4.6. Si osserva, infatti che la sentenza impugnata è fondata su una doppia ratio decidendi, affermando che l’interpretazione del D.P.C.M. 21 febbraio 2000, art. 3, comma 3, con scopo derogatorio rispetto alla regola della competenza regionale, prevedeva due requisiti per mantenere la legittimazione dell’ANAS: da una parte, che dovessero essere ancora ultimati i lavori per i quali, entro il 31.12.2000 fosse stata definita la progettazione e pubblicato il bando di gara; da l’altra, che fosse stato instaurato un contenzioso per fatti ed atti antecedenti alla scadenza (sempre del 31.12.2000) relativamente ai beni trasferiti.
4.7. Al riguardo, il giudice d’appello, dopo aver individuato il discrimine del transito delle competenze nella data di ultimazione delle opere realizzate, ha affermato che era incontroverso che, nell’ambito della complessiva opera realizzata che costituiva la premessa della controversia, i primi tre lotti erano già stati ultimati alla data del 31.12.2000 e che per il quarto otto il progetto esecutivo non era stato approvato; ha pure affermato che le ragioni della mancata approvazione erano irrilevanti ai fini dell’applicazione della deroga alla regola generale, in quanto, per affermare la residua titolarità dell’ANAS, doveva ritenersi imprescindibile che l’opera non fosse stata ultimata.
4.8. La Corte, partendo da tale presupposto, ha anche affermato che non vi era prova che alla data del 31.12.2000 fosse pendente alcun contenzioso fra il Consorzio e l’Anas o fra l’ANAS ed i soggetti destinatari degli esborsi controversi; né che fosse stata dimostrata la pendenza di un contenzioso fra il Consorzio ed i soggetti destinatari delle vicende ablative cui si riferivano gli esborsi che la Co.Ge.RI chiedeva in restituzione, avendoli anticipati.

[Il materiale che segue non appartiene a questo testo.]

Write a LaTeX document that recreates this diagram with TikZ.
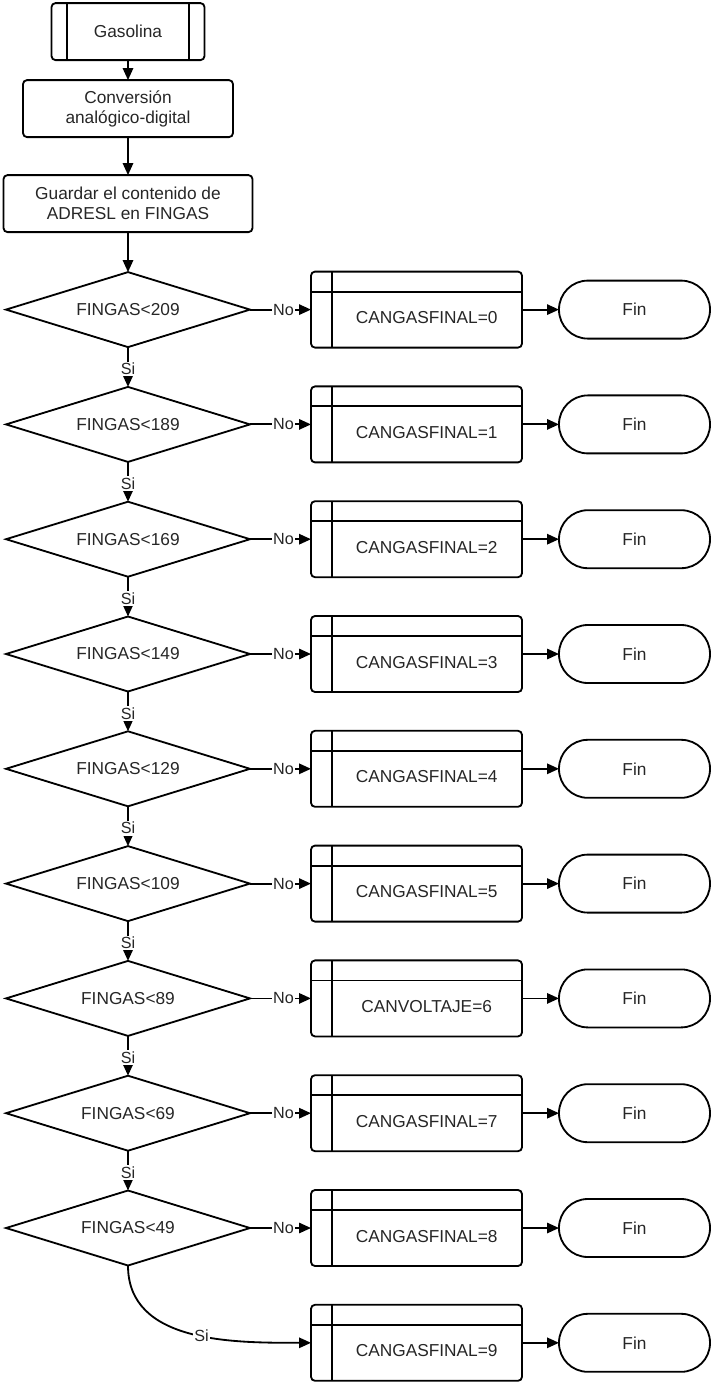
\documentclass[tikz,border=0pt]{standalone}
\usepackage{fontspec}
\setmainfont{Liberation Sans}
\usepackage{tikz}
\usetikzlibrary{arrows.meta,positioning,shapes.geometric}

\begin{document}
\begin{tikzpicture}[
  line width=1.3pt,
  every node/.style={font=\fontsize{12.3}{14.2}\selectfont, text=black!85},
  box/.style={draw, rounded corners=1mm, align=center, minimum height=14.25mm, inner sep=0pt, outer sep=0pt},
  subr/.style={box, minimum width=38.25mm,
    path picture={
      \draw ([xshift=3.9mm]path picture bounding box.north west) -- ([xshift=3.9mm]path picture bounding box.south west);
      \draw ([xshift=-3.9mm]path picture bounding box.north east) -- ([xshift=-3.9mm]path picture bounding box.south east);}},
  dec/.style={draw, diamond, aspect=3.25, minimum width=61mm, minimum height=18.75mm, inner sep=0pt, outer sep=0pt},
  calc/.style={draw, rounded corners=1mm, minimum width=52.75mm, minimum height=19mm, inner sep=0pt, outer sep=0pt,
    text height=7mm, text depth=0pt, execute at begin node=\hspace*{5.1mm},
    path picture={
      \draw ([xshift=5.25mm]path picture bounding box.north west) -- ([xshift=5.25mm]path picture bounding box.south west);
      \draw ([yshift=-5mm]path picture bounding box.north west) -- ([yshift=-5mm]path picture bounding box.north east);}},
  fin/.style={draw, rounded corners=7.2mm, minimum width=37.75mm, minimum height=14.5mm, inner sep=0pt, outer sep=0pt},
  lbl/.style={fill=white, inner sep=1pt, font=\fontsize{11.5}{13}\selectfont},
  arr/.style={-{Triangle[length=3mm,width=2.6mm]}}
]
\useasboundingbox (0,0) rectangle (177.75mm,-346.25mm);

\node[subr] (gas) at (32mm,-7.9mm) {Gasolina};
\node[box, minimum width=52.5mm, below=5mm of gas] (conv) {Conversión\\analógico-digital};
\node[box, minimum width=62.25mm, below=9.5mm of conv] (guard) {Guardar el contenido de\\ADRESL en FINGAS};

\node[dec, below=10mm of guard] (d0) {FINGAS<209};
\node[calc, right=15.25mm of d0] (c0) {CANGASFINAL=0};
\node[fin, right=9.25mm of c0] (f0) {Fin};

\node[dec, below=9.95mm of d0] (d1) {FINGAS<189};
\node[calc, right=15.25mm of d1] (c1) {CANGASFINAL=1};
\node[fin, right=9.25mm of c1] (f1) {Fin};

\node[dec, below=9.95mm of d1] (d2) {FINGAS<169};
\node[calc, right=15.25mm of d2] (c2) {CANGASFINAL=2};
\node[fin, right=9.25mm of c2] (f2) {Fin};

\node[dec, below=9.95mm of d2] (d3) {FINGAS<149};
\node[calc, right=15.25mm of d3] (c3) {CANGASFINAL=3};
\node[fin, right=9.25mm of c3] (f3) {Fin};

\node[dec, below=9.95mm of d3] (d4) {FINGAS<129};
\node[calc, right=15.25mm of d4] (c4) {CANGASFINAL=4};
\node[fin, right=9.25mm of c4] (f4) {Fin};

\node[dec, below=9.95mm of d4] (d5) {FINGAS<109};
\node[calc, right=15.25mm of d5] (c5) {CANGASFINAL=5};
\node[fin, right=9.25mm of c5] (f5) {Fin};

\node[dec, below=9.95mm of d5] (d6) {FINGAS<89};
\node[calc, right=15.25mm of d6] (c6) {CANVOLTAJE=6};
\node[fin, right=9.25mm of c6] (f6) {Fin};

\node[dec, below=9.95mm of d6] (d7) {FINGAS<69};
\node[calc, right=15.25mm of d7] (c7) {CANGASFINAL=7};
\node[fin, right=9.25mm of c7] (f7) {Fin};

\node[dec, below=9.95mm of d7] (d8) {FINGAS<49};
\node[calc, right=15.25mm of d8] (c8) {CANGASFINAL=8};
\node[fin, right=9.25mm of c8] (f8) {Fin};

\node[calc, below=9.7mm of c8] (c9) {CANGASFINAL=9};
\node[fin, right=9.25mm of c9] (f9) {Fin};

\draw[arr] (gas) -- (conv);
\draw[arr] (conv) -- (guard);
\draw[arr] (guard) -- (d0);

\draw[arr] (d0) -- node[lbl, pos=.55] {No} (c0);
\draw[arr] (d1) -- node[lbl, pos=.55] {No} (c1);
\draw[arr] (d2) -- node[lbl, pos=.55] {No} (c2);
\draw[arr] (d3) -- node[lbl, pos=.55] {No} (c3);
\draw[arr] (d4) -- node[lbl, pos=.55] {No} (c4);
\draw[arr] (d5) -- node[lbl, pos=.55] {No} (c5);
\draw[arr] (d6) -- node[lbl, pos=.55] {No} (c6);
\draw[arr] (d7) -- node[lbl, pos=.55] {No} (c7);
\draw[arr] (d8) -- node[lbl, pos=.55] {No} (c8);

\draw[arr] (c0) -- (f0);
\draw[arr] (c1) -- (f1);
\draw[arr] (c2) -- (f2);
\draw[arr] (c3) -- (f3);
\draw[arr] (c4) -- (f4);
\draw[arr] (c5) -- (f5);
\draw[arr] (c6) -- (f6);
\draw[arr] (c7) -- (f7);
\draw[arr] (c8) -- (f8);
\draw[arr] (c9) -- (f9);

\draw[arr] (d0) -- node[lbl, pos=.55] {Si} (d1);
\draw[arr] (d1) -- node[lbl, pos=.55] {Si} (d2);
\draw[arr] (d2) -- node[lbl, pos=.55] {Si} (d3);
\draw[arr] (d3) -- node[lbl, pos=.55] {Si} (d4);
\draw[arr] (d4) -- node[lbl, pos=.55] {Si} (d5);
\draw[arr] (d5) -- node[lbl, pos=.55] {Si} (d6);
\draw[arr] (d6) -- node[lbl, pos=.55] {Si} (d7);
\draw[arr] (d7) -- node[lbl, pos=.55] {Si} (d8);
\draw[arr] (d8.south) to[out=-90, in=180] node[lbl, pos=.55] {Si} (c9.west);
\end{tikzpicture}
\end{document}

4.9. Su tale seconda ratio, si fonda il primo motivo con il quale viene denunciata la violazione dell’art. 115 c.p.c., in quanto il ricorrente deduce che la circostanza che all’epoca del trasferimento non fosse pendente alcuna controversia fra il Consorzio ed i soggetti interessati dalle vicende ablative non era stata contestata dal Consorzio e doveva ritenersi anche provata dalla sentenza della Corte d’Appello di Napoli n. 55/2008, prodotta a sostegno delle pretese vantate con la domanda monitoria da parte dei soggetti che avevano subito l’esproprio: da ciò, in thesi, deriverebbe la violazione del principio di non contestazione e di disponibilità delle prove.
4.10. La censura, tuttavia, non coglie nel segno, in quanto la circostanza che la sentenza si riferisse a fatti antecedenti al 31.12.2000 non trova dimostrazione nell’ingiunzione di pagamento che è correlata a titoli di gran lunga successivi alla data sopra indicata (cfr. pag. 4 del ricorso per decreto ingiuntivo prodotto). 4.11. Ne’ può rilevare la data delle ordinanze richiamate nella domanda monitoria (risalenti al 1990), in quanto esse rappresentano, come correttamente affermato dalla Corte territoriale, un mero antefatto storico della vicenda rappresentata e contenzioso successivamente azionato, oltre la data “limite” indicata dal D.P.C.M. 21 febbraio 2000, art. 3, comma 3.
4.12. La Corte territoriale, dunque, si è correttamente attenuta, sulla base delle emergenze processuali, all’interpretazione della disposizione in esame.
4.13. Da ciò deriva che risulta stato pienamente rispettato l’art. 115 c.p.c., e che il primo motivo di ricorso, come sopra riqualificato, deve essere rigettato.
5. Il secondo motivo, sovrapponibile al primo, rimane logicamente assorbito.
6. Le spese del giudizio seguono la soccombenza.
7. La qualità della parte ricorrente la esenta dal pagamento del raddoppio del contributo unificato.
P.Q.M.
La Corte;
rigetta il ricorso.
Condanna il ricorrente alle spese del giudizio di legittimità che liquida in Euro 7500,00 per compensi ed Euro 200,00 per esborsi, oltre accessori e rimborso forfettario spese generali nella misura di legge.
Così deciso in Roma, nella Camera di consiglio della Sezione Terza Civile, il 15 luglio 2021.